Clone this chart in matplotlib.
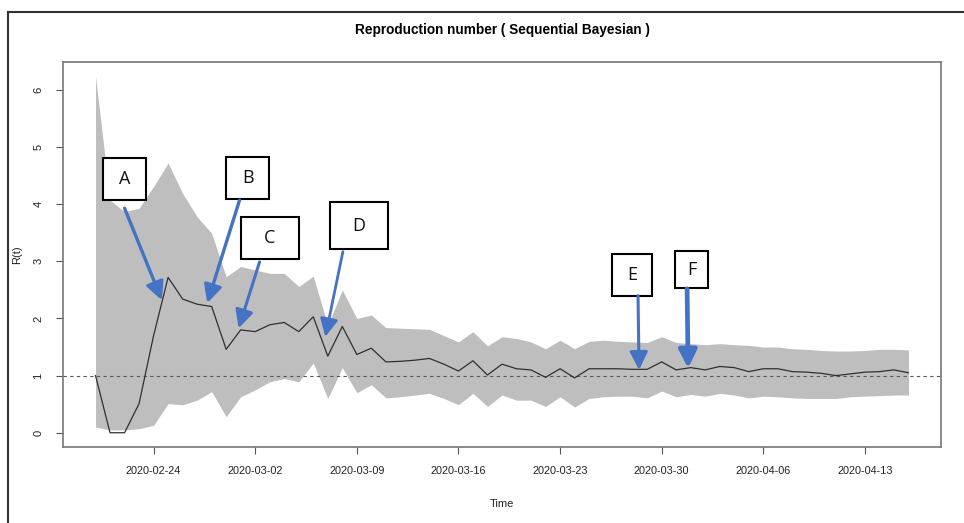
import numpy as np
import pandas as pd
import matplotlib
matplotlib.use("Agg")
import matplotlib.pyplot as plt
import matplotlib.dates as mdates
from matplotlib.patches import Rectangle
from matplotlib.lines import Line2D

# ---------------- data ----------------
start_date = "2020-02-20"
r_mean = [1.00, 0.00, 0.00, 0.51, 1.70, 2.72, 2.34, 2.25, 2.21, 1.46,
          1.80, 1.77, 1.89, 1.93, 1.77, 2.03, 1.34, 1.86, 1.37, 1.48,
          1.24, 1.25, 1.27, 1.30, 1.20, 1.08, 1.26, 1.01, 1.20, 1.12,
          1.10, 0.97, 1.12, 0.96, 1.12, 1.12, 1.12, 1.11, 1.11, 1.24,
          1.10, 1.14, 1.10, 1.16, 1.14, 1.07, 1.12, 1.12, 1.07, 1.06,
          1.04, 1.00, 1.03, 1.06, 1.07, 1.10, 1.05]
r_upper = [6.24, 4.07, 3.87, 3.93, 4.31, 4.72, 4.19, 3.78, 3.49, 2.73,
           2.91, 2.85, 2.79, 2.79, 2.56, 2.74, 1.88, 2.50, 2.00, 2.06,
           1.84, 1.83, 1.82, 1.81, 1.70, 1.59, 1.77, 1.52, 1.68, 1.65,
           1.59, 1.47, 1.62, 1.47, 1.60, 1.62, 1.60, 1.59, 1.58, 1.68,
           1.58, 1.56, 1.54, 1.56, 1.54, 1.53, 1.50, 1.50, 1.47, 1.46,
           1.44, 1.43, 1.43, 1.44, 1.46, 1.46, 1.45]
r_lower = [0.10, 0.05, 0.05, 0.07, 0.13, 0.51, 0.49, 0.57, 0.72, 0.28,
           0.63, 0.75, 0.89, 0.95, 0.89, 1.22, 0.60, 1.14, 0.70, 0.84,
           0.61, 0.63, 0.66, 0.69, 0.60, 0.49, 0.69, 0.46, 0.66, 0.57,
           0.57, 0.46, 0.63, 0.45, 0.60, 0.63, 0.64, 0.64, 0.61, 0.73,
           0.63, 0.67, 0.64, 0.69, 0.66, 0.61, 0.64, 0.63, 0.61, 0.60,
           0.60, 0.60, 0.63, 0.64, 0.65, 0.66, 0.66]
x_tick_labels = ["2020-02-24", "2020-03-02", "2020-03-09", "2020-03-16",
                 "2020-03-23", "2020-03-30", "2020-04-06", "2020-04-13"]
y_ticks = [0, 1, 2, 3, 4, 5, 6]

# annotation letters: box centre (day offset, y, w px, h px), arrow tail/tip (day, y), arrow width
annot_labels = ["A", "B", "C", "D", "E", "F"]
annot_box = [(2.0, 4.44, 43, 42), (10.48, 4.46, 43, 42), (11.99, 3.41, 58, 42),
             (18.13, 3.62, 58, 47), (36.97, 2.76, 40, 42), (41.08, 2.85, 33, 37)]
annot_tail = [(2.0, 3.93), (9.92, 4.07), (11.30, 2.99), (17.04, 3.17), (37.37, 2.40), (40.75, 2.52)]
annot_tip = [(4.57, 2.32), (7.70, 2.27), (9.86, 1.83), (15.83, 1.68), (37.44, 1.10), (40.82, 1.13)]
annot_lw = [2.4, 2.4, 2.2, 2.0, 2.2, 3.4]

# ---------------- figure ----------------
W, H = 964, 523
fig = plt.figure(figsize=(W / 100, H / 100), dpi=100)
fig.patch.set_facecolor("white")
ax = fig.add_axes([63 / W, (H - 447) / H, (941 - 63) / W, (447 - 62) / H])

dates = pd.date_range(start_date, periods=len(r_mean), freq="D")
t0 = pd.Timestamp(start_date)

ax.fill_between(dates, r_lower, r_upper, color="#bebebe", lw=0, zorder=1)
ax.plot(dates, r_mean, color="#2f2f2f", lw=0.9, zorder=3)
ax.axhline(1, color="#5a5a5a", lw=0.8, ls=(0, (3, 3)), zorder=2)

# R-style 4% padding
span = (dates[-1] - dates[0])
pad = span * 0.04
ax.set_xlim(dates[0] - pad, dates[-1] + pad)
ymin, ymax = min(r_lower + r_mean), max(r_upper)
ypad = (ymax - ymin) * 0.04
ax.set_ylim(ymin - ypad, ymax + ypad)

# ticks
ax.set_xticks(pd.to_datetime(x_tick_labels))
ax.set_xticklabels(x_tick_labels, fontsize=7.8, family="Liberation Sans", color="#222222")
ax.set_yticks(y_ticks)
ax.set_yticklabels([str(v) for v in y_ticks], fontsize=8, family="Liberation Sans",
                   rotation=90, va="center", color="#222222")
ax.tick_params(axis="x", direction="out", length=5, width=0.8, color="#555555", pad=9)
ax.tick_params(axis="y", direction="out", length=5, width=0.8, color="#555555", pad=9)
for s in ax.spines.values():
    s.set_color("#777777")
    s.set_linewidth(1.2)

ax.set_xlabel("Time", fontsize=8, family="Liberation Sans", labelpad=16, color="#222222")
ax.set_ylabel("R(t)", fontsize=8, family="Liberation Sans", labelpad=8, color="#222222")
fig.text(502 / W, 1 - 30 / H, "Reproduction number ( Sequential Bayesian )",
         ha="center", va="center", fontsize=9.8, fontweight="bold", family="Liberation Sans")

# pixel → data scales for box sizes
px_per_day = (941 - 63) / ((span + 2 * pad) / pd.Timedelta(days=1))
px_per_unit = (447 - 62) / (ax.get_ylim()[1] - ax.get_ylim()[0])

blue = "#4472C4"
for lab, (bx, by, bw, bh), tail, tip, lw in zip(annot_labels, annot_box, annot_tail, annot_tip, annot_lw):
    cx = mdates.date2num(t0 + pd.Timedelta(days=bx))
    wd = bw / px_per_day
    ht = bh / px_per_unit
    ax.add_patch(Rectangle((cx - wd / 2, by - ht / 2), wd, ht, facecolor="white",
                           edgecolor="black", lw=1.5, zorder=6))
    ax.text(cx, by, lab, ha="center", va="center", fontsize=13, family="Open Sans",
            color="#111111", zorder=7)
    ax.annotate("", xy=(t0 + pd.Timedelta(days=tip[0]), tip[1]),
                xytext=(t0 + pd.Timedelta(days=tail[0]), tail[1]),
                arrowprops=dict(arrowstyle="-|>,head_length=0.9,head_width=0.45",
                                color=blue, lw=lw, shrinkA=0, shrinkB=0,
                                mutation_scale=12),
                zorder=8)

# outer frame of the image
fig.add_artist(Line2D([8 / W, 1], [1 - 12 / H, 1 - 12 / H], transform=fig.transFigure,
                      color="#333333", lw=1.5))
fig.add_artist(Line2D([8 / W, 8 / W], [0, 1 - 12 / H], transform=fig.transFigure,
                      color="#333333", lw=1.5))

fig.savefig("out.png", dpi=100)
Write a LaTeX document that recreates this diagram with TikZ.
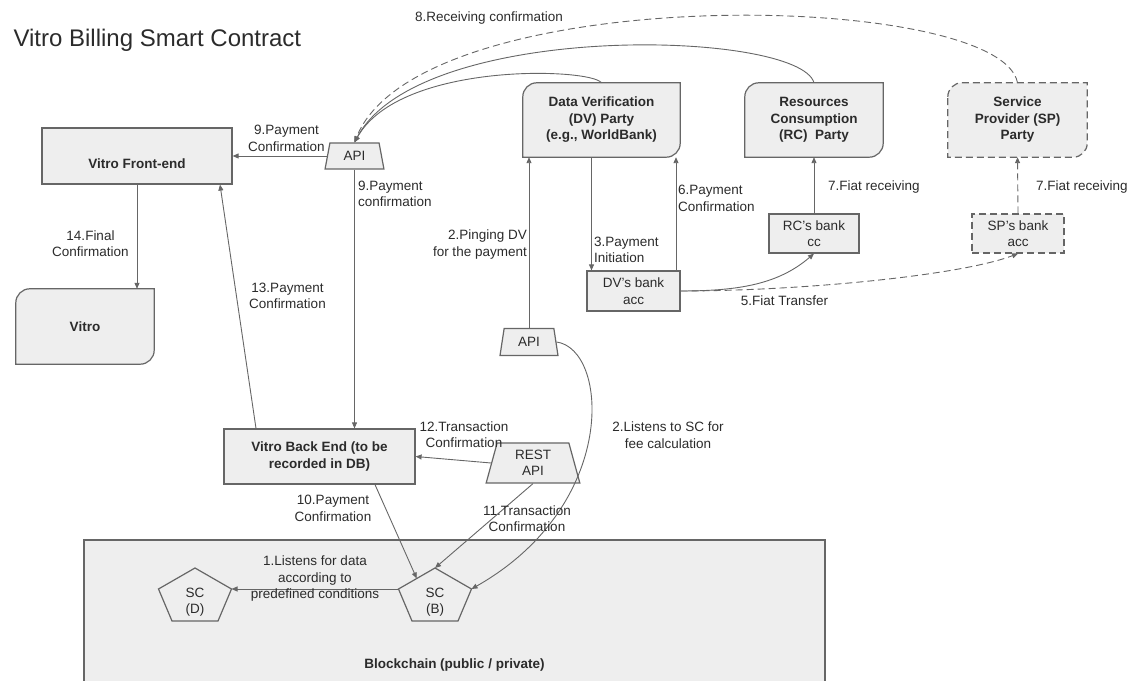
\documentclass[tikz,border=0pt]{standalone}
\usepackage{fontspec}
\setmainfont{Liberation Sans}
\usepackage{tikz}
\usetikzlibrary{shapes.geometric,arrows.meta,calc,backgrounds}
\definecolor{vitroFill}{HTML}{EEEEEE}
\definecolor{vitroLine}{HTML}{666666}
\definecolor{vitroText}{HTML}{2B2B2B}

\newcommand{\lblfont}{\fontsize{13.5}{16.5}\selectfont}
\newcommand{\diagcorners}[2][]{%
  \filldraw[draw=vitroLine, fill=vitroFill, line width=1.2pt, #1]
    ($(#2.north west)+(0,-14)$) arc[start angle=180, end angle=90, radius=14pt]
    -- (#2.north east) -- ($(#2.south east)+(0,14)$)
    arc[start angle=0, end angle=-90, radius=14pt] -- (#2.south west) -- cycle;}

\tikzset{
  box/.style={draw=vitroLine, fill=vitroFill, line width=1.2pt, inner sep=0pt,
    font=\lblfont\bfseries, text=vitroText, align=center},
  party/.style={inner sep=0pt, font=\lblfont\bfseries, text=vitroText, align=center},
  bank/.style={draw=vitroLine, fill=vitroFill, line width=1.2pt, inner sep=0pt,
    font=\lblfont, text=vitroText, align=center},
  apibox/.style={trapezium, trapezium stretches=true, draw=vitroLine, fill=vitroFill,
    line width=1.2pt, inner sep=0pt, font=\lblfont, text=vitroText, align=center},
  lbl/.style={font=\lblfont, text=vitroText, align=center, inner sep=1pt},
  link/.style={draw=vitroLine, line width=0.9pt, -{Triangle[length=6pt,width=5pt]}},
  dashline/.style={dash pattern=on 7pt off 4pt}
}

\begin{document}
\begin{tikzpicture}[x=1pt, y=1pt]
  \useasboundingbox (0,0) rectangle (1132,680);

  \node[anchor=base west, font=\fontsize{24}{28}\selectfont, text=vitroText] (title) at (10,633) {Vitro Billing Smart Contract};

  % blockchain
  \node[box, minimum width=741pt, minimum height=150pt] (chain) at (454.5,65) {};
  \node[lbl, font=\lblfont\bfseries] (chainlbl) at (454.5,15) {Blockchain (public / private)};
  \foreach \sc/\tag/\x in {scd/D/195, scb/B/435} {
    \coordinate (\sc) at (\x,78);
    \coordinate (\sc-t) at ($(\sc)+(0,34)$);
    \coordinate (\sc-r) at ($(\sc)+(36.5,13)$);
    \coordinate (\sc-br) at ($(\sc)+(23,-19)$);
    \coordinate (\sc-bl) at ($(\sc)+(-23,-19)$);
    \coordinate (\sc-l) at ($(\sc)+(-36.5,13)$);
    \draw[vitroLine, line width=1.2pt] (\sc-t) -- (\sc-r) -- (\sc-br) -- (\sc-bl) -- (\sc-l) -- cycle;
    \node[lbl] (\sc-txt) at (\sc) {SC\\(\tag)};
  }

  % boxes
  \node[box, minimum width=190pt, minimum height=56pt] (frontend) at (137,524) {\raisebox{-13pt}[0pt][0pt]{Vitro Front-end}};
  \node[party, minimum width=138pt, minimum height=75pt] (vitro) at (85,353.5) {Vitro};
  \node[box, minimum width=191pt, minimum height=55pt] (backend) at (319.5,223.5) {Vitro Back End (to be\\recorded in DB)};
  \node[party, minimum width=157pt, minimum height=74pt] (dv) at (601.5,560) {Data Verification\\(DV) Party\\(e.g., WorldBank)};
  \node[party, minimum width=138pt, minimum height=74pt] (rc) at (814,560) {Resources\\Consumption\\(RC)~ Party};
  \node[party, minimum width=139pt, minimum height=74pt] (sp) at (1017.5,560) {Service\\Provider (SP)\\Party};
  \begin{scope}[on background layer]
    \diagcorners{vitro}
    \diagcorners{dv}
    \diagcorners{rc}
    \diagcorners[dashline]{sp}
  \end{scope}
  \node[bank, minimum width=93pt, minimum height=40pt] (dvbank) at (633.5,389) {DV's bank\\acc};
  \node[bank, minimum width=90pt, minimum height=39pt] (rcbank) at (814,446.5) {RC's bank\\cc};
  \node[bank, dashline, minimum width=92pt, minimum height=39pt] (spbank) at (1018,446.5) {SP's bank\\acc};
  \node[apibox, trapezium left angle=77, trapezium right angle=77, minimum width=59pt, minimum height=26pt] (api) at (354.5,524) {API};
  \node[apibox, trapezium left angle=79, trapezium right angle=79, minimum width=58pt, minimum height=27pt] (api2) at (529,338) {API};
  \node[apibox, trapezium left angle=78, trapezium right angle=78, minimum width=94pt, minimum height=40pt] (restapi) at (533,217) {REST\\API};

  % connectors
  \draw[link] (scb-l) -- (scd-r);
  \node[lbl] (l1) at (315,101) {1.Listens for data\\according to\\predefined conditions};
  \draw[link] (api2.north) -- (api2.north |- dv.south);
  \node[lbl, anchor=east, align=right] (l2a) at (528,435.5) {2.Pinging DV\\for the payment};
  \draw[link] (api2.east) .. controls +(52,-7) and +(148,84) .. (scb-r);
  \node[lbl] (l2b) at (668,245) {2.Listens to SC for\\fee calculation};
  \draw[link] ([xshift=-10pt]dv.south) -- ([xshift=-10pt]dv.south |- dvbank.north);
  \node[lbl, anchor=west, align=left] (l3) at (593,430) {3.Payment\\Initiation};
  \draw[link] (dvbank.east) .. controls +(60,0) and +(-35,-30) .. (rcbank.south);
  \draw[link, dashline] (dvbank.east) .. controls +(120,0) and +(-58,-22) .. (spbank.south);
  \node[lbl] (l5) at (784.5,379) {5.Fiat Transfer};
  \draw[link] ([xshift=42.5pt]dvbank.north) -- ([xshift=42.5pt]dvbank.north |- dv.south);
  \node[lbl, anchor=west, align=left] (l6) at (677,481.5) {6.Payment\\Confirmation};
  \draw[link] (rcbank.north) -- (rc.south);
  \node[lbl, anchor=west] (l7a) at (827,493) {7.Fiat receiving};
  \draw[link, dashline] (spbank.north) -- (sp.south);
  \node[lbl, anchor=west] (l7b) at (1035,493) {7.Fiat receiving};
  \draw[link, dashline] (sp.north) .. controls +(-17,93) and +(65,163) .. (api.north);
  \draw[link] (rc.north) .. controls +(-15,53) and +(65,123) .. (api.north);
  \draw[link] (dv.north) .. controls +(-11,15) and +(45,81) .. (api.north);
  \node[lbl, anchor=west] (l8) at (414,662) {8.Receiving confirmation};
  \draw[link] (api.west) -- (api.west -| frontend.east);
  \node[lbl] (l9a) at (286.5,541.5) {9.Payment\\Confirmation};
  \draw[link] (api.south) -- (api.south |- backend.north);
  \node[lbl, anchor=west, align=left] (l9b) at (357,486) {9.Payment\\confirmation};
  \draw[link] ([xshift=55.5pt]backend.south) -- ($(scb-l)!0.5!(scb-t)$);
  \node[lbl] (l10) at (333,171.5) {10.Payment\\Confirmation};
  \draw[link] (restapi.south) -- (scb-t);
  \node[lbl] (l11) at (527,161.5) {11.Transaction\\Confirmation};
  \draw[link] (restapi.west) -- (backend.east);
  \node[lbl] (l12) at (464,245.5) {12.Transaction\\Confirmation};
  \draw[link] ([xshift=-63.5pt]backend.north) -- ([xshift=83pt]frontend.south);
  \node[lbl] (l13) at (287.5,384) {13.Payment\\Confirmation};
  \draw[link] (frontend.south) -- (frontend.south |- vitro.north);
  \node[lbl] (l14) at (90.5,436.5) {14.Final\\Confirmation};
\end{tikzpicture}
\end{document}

━━━━━━

● **Given problem**
Restate exactly, please, only the lines between the start of the data and the line containing "from matplotlib.lines import Line2D", both ends included, skipping the pictures.

● **Right answer**
Clone this chart in matplotlib.
import numpy as np
import pandas as pd
import matplotlib
matplotlib.use("Agg")
import matplotlib.pyplot as plt
import matplotlib.dates as mdates
from matplotlib.patches import Rectangle
from matplotlib.lines import Line2D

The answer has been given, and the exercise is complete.